• **Task goal**: Show all lines that include the string "Output"; copy each one.

:: Given records ::

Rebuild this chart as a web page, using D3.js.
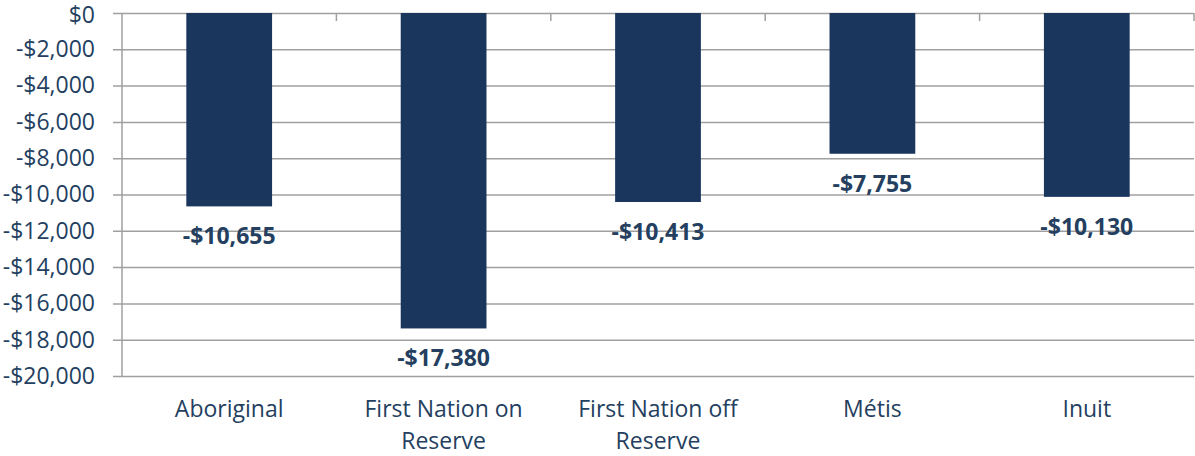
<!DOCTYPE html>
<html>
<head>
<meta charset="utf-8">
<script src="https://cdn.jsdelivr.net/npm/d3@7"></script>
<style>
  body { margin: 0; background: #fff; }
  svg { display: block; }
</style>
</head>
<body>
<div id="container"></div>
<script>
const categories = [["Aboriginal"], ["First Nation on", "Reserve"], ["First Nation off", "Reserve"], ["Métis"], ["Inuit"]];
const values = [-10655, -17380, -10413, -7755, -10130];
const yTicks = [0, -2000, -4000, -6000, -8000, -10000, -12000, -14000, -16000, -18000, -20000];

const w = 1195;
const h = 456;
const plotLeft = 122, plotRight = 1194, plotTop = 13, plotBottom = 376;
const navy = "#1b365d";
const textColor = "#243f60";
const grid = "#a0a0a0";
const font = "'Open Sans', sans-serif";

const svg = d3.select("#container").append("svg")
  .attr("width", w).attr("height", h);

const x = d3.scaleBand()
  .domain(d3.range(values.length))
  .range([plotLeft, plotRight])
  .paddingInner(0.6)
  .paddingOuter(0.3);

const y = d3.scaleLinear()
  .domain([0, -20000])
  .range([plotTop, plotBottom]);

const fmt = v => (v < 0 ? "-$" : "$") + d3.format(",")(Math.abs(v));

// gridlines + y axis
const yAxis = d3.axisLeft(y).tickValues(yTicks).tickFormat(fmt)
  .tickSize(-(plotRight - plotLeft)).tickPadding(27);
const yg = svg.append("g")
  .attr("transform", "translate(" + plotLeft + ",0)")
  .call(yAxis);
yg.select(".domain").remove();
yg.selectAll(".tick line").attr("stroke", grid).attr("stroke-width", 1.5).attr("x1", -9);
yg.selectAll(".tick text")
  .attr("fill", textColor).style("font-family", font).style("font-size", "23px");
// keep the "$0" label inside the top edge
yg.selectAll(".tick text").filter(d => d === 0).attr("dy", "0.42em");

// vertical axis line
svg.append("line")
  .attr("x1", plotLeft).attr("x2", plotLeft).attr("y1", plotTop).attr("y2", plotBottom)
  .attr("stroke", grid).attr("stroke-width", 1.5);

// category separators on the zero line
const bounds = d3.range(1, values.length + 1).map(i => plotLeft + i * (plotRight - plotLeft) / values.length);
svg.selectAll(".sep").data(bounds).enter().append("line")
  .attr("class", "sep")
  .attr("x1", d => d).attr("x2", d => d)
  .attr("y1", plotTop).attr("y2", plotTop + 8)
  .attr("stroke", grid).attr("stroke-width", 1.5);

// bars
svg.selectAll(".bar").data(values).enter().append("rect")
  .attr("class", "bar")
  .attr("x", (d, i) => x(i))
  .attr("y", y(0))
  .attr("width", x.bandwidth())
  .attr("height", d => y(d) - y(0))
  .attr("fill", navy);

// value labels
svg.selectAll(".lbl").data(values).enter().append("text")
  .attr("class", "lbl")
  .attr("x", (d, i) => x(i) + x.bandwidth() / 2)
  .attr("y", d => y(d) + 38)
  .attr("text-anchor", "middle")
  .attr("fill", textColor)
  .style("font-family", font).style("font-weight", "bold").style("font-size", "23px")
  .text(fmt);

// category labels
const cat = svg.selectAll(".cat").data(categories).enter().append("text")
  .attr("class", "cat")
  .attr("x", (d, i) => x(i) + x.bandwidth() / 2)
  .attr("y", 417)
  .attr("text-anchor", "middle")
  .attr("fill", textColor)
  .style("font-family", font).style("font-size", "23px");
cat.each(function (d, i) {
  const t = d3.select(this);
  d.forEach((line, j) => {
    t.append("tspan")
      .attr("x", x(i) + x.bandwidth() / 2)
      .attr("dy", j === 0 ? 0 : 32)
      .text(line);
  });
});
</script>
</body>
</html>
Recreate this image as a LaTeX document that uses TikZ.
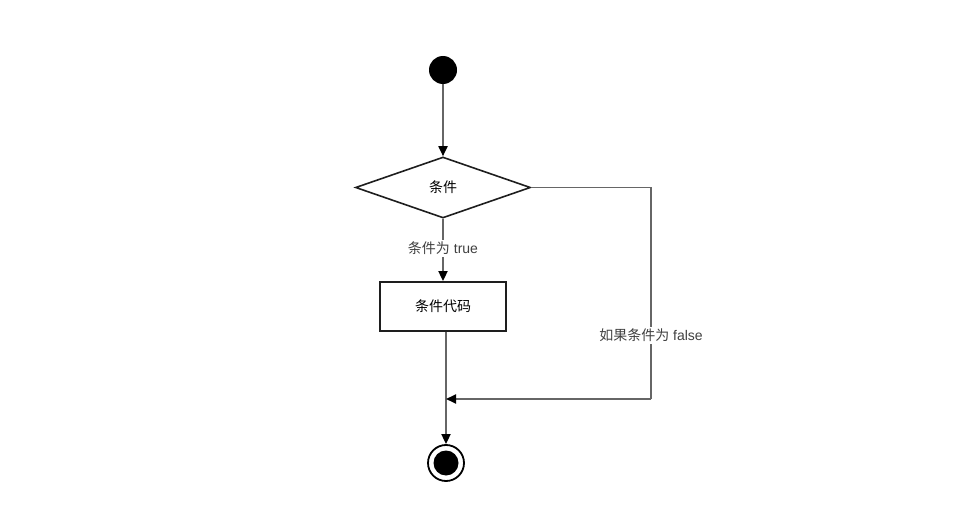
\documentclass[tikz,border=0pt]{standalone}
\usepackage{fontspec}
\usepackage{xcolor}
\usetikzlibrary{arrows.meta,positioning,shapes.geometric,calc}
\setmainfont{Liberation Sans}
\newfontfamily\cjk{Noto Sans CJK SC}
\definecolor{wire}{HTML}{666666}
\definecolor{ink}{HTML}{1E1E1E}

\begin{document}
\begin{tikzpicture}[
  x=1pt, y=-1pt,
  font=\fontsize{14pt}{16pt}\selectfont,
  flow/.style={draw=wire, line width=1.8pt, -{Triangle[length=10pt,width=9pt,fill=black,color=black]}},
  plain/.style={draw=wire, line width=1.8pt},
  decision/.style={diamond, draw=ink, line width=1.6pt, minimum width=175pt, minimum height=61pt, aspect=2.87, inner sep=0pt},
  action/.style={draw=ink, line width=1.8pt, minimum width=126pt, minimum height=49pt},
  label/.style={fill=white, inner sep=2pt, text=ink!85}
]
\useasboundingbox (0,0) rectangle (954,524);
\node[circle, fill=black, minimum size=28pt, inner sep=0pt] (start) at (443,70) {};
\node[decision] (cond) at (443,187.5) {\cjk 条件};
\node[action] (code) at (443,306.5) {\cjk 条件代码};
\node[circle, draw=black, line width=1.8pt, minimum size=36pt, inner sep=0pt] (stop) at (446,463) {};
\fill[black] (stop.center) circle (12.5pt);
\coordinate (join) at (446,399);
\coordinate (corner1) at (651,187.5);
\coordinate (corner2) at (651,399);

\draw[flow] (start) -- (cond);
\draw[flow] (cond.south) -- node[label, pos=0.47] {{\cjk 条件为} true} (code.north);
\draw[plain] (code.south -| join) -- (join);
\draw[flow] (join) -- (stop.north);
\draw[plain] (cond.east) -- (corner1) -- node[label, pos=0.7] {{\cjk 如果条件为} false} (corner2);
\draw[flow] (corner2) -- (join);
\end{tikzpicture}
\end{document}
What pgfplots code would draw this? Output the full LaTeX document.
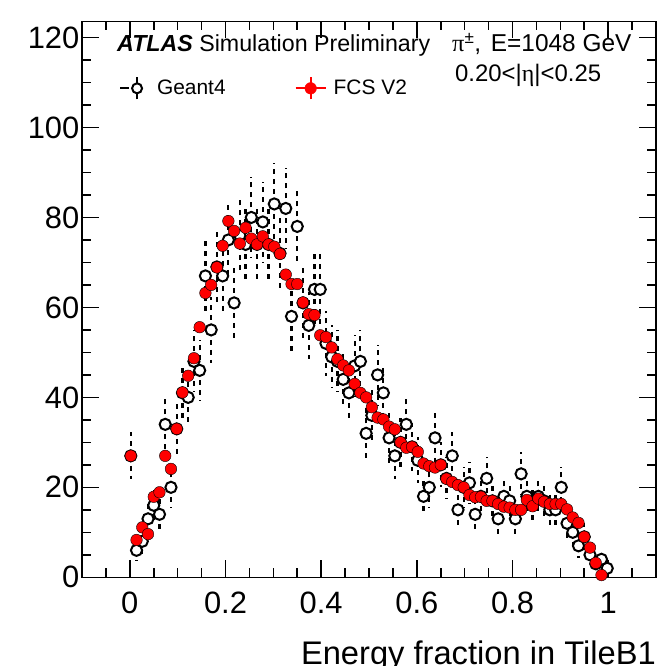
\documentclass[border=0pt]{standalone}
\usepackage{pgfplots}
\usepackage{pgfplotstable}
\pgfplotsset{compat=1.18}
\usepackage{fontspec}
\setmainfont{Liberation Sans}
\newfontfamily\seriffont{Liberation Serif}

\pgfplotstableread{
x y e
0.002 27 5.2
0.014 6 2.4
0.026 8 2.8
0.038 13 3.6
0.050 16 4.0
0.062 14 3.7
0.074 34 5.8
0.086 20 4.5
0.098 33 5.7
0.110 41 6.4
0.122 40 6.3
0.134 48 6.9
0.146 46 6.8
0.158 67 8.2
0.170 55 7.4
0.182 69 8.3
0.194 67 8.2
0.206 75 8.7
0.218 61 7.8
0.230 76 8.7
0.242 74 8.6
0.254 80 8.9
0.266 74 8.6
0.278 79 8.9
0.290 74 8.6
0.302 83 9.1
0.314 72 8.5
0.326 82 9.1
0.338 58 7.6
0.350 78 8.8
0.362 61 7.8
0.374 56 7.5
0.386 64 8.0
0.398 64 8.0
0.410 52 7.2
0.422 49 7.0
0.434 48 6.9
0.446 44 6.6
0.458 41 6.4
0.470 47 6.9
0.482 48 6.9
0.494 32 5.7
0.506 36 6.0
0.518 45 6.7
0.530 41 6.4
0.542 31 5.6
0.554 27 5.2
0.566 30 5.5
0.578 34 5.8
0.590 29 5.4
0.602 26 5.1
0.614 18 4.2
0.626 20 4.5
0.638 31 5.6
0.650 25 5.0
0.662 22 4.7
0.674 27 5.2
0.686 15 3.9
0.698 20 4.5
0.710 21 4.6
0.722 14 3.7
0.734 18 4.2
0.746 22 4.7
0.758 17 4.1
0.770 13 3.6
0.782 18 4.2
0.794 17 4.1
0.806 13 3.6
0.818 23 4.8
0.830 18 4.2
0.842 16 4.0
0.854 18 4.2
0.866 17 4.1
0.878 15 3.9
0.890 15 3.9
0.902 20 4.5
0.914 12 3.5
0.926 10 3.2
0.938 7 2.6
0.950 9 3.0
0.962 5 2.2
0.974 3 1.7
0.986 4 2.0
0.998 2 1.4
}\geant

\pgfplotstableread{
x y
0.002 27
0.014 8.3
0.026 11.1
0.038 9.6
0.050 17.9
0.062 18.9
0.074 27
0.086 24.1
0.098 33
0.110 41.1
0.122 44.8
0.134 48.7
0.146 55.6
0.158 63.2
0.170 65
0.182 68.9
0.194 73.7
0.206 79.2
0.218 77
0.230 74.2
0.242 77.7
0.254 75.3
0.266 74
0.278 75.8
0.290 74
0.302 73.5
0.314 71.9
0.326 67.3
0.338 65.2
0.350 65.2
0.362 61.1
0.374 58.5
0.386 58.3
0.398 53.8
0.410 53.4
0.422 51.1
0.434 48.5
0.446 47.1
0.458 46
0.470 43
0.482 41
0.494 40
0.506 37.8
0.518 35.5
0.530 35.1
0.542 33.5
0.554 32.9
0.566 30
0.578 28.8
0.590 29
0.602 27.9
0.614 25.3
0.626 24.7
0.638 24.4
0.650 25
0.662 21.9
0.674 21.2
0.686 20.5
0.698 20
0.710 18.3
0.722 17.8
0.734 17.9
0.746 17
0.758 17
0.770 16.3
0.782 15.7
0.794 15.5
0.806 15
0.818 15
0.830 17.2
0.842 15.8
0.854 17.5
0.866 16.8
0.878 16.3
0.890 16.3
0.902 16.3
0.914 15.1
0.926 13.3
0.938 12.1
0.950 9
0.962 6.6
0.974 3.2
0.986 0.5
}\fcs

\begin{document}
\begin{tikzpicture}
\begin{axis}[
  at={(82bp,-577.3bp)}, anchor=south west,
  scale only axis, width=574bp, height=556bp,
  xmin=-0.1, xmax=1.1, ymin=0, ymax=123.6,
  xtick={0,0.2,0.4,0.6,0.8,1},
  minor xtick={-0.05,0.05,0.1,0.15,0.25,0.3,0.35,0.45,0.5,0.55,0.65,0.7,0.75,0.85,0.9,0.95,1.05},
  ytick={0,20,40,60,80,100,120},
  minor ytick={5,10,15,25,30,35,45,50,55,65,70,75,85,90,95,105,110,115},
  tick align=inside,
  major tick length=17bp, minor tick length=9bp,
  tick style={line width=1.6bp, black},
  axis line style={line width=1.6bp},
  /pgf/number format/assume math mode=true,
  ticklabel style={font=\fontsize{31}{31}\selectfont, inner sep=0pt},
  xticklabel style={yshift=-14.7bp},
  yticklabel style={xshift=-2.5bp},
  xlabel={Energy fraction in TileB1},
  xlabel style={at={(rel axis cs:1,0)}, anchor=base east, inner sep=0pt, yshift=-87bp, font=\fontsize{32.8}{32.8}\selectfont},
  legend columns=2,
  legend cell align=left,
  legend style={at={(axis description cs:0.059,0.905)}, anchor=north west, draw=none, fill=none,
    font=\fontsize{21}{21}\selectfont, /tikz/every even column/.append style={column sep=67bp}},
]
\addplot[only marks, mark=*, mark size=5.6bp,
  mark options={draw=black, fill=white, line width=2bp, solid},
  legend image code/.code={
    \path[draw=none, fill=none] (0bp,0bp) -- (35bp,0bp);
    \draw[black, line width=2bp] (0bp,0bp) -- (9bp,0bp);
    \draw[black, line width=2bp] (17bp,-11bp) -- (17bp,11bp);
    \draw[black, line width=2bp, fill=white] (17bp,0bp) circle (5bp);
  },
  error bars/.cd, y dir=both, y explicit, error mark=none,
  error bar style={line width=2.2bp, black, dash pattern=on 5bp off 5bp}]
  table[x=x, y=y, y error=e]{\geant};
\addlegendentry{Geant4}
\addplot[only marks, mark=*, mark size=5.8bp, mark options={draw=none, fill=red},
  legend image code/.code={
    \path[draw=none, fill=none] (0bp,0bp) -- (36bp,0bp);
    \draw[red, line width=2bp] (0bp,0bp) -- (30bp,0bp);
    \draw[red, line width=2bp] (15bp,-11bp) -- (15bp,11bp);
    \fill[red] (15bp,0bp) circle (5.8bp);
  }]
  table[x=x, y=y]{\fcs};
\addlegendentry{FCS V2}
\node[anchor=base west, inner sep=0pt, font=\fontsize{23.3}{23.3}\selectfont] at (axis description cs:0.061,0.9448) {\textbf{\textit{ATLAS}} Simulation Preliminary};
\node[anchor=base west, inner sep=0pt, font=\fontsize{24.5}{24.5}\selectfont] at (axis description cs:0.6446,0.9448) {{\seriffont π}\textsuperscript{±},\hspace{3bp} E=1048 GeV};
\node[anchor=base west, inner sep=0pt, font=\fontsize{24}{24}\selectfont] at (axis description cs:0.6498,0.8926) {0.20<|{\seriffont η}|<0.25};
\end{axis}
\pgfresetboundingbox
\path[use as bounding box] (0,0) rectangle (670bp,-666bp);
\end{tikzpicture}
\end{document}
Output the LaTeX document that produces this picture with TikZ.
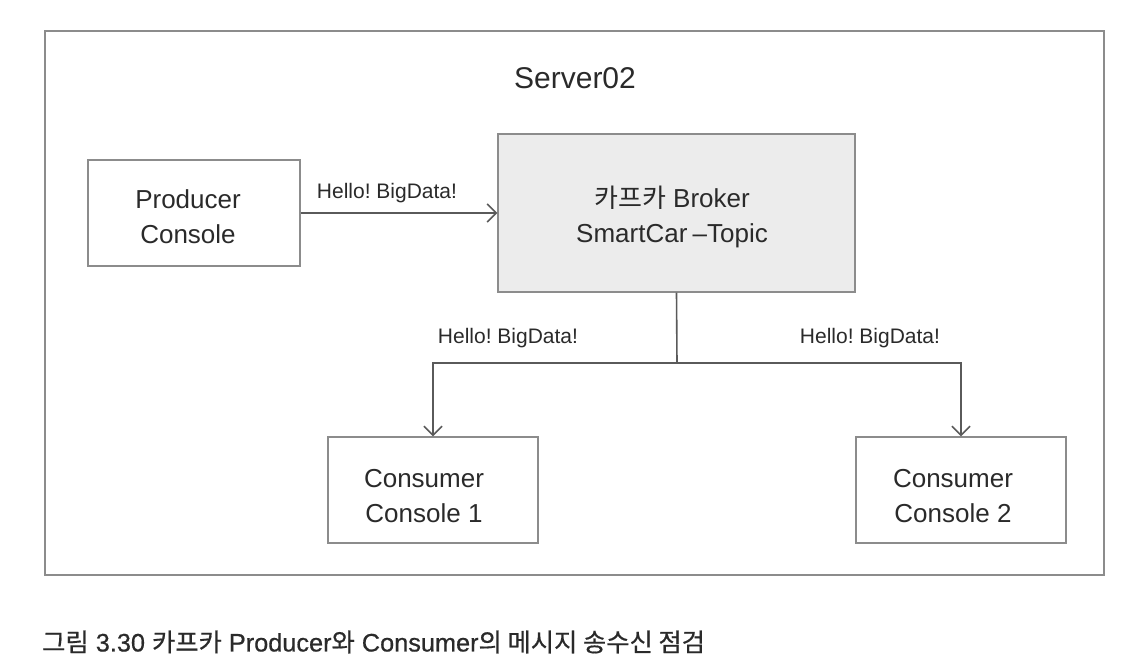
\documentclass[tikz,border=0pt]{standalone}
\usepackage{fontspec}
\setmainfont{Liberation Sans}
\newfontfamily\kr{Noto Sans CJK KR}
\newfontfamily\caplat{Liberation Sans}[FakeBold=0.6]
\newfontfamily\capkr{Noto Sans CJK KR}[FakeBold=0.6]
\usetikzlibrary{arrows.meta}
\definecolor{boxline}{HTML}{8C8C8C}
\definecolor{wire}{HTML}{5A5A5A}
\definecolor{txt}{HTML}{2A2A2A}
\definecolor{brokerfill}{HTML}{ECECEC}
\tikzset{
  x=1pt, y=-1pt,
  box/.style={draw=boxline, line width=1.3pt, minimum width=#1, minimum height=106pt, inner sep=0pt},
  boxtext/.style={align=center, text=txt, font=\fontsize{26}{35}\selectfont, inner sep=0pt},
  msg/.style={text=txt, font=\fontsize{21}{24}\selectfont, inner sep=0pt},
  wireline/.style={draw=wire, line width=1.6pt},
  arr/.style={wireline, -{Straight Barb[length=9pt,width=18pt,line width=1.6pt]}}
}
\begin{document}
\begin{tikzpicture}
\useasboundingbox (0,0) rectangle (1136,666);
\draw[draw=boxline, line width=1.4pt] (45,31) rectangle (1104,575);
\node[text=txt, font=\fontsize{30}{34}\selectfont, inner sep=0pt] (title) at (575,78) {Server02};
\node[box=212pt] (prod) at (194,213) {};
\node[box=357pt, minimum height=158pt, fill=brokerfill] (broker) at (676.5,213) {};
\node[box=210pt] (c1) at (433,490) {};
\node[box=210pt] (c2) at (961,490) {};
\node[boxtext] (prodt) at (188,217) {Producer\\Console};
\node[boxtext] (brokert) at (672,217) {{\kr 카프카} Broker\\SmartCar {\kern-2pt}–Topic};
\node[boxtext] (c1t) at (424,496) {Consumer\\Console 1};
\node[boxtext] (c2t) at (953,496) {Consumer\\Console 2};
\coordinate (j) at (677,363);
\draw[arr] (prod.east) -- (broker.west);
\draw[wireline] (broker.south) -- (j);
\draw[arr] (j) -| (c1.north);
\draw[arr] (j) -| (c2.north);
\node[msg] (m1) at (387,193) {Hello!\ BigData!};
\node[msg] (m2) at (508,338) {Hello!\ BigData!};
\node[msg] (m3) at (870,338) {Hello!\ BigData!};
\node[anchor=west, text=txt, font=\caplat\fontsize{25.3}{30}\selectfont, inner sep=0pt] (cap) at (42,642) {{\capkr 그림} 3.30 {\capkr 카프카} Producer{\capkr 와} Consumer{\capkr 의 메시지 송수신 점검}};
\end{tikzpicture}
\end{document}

:::

• **Written answer**:
What pgfplots code would draw this? Output the full LaTeX document.
Output the LaTeX document that produces this picture with TikZ.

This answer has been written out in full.